> _DATASET EXCERPTS_:
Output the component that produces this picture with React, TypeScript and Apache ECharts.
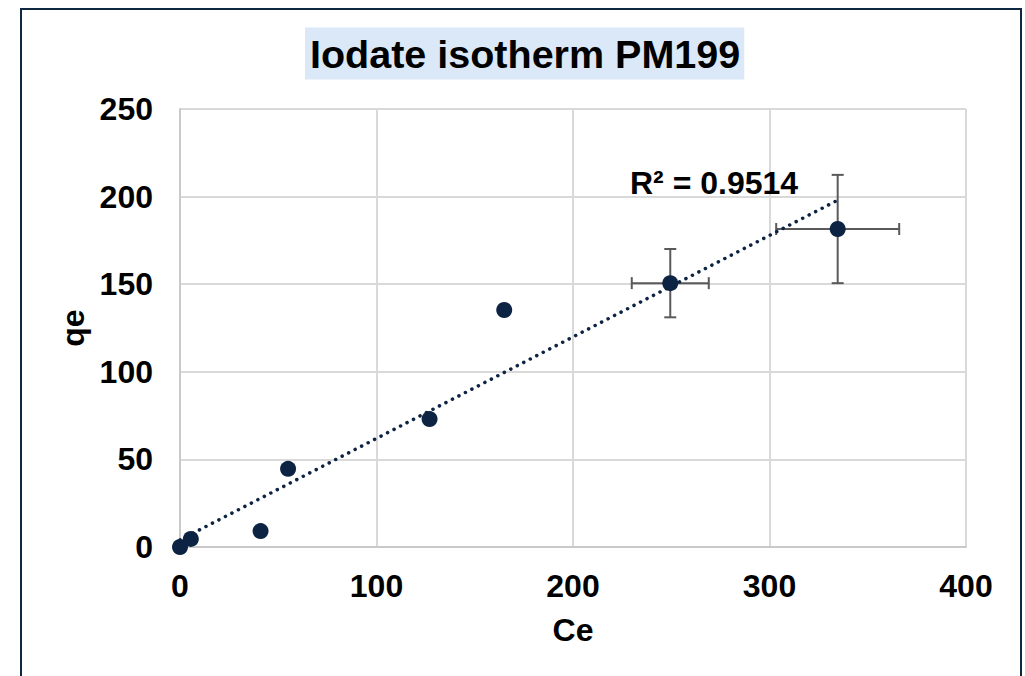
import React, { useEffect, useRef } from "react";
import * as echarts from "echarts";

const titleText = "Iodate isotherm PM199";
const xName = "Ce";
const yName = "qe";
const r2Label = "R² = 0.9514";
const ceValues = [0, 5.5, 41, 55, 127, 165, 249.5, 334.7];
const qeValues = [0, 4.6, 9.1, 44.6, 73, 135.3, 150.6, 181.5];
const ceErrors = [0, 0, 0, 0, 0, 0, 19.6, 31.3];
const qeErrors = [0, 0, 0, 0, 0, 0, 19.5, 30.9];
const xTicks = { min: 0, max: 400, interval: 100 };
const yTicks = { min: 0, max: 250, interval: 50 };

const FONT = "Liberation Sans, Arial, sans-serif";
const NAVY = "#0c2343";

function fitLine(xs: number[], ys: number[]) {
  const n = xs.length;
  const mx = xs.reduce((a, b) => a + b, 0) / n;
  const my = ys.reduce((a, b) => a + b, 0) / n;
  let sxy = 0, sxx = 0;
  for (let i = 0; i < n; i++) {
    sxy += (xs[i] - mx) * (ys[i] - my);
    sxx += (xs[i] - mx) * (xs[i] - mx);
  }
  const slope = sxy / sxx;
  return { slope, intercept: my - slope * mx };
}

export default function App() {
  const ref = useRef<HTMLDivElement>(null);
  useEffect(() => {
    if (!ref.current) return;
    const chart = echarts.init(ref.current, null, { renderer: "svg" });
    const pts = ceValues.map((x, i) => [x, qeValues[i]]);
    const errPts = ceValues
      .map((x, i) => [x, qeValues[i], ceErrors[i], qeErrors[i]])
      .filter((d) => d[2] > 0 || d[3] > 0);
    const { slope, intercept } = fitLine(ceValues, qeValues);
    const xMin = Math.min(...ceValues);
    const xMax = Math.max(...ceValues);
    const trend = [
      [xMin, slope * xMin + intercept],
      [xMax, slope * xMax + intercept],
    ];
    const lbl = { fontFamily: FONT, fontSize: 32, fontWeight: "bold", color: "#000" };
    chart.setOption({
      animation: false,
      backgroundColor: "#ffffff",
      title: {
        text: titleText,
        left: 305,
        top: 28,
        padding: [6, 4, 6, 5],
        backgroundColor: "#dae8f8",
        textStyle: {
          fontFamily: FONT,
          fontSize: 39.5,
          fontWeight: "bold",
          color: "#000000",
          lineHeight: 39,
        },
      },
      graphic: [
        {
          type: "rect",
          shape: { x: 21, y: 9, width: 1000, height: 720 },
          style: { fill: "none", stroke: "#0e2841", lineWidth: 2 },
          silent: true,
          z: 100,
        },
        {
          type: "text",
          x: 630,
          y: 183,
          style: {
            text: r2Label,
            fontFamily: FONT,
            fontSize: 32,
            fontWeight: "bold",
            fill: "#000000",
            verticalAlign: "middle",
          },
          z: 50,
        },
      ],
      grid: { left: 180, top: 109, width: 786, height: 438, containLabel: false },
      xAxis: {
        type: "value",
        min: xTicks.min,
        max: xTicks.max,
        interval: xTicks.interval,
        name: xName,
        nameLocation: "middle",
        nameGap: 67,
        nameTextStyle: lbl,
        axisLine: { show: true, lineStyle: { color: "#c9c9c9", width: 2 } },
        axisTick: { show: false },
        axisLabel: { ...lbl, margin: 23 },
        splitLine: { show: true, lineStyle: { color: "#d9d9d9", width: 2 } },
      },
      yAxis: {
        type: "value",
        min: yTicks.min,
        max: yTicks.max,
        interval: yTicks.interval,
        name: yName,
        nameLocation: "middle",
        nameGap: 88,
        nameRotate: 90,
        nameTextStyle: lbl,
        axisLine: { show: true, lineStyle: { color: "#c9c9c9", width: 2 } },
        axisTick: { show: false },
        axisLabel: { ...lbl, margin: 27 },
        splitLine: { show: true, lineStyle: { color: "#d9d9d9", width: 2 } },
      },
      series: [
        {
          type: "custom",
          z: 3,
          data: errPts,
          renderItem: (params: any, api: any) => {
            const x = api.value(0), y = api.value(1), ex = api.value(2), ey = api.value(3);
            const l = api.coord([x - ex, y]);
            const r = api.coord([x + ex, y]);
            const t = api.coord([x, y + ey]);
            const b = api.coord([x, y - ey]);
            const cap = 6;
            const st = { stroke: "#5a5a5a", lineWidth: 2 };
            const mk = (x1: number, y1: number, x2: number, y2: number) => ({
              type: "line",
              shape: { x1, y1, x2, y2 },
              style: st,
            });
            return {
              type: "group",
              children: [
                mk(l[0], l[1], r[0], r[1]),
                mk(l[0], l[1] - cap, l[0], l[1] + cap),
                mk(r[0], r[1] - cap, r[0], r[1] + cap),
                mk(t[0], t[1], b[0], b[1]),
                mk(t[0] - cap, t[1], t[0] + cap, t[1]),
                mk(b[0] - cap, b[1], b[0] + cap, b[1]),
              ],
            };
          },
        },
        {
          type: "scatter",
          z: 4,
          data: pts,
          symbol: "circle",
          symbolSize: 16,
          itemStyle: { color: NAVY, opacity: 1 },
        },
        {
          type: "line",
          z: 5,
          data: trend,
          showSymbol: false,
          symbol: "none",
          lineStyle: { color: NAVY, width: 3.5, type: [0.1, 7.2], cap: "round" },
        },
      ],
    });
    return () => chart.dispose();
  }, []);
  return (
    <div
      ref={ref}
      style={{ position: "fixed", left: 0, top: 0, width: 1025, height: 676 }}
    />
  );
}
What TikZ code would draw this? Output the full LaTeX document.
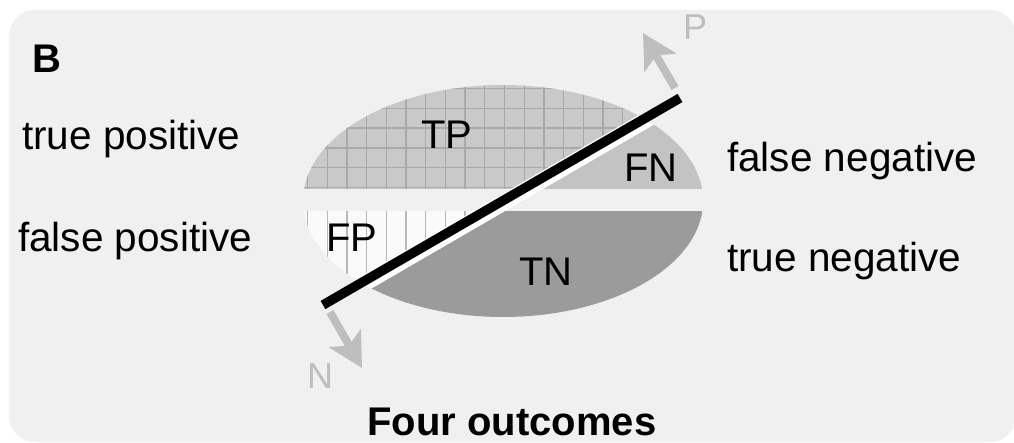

> _WHAT THE EXERCISE ASKS_: In the entries above, find every line with the word "Output" and list it.

> _EXERCISE RESPONSE_:
Output the component that produces this picture with React, TypeScript and Apache ECharts.
What TikZ code would draw this? Output the full LaTeX document.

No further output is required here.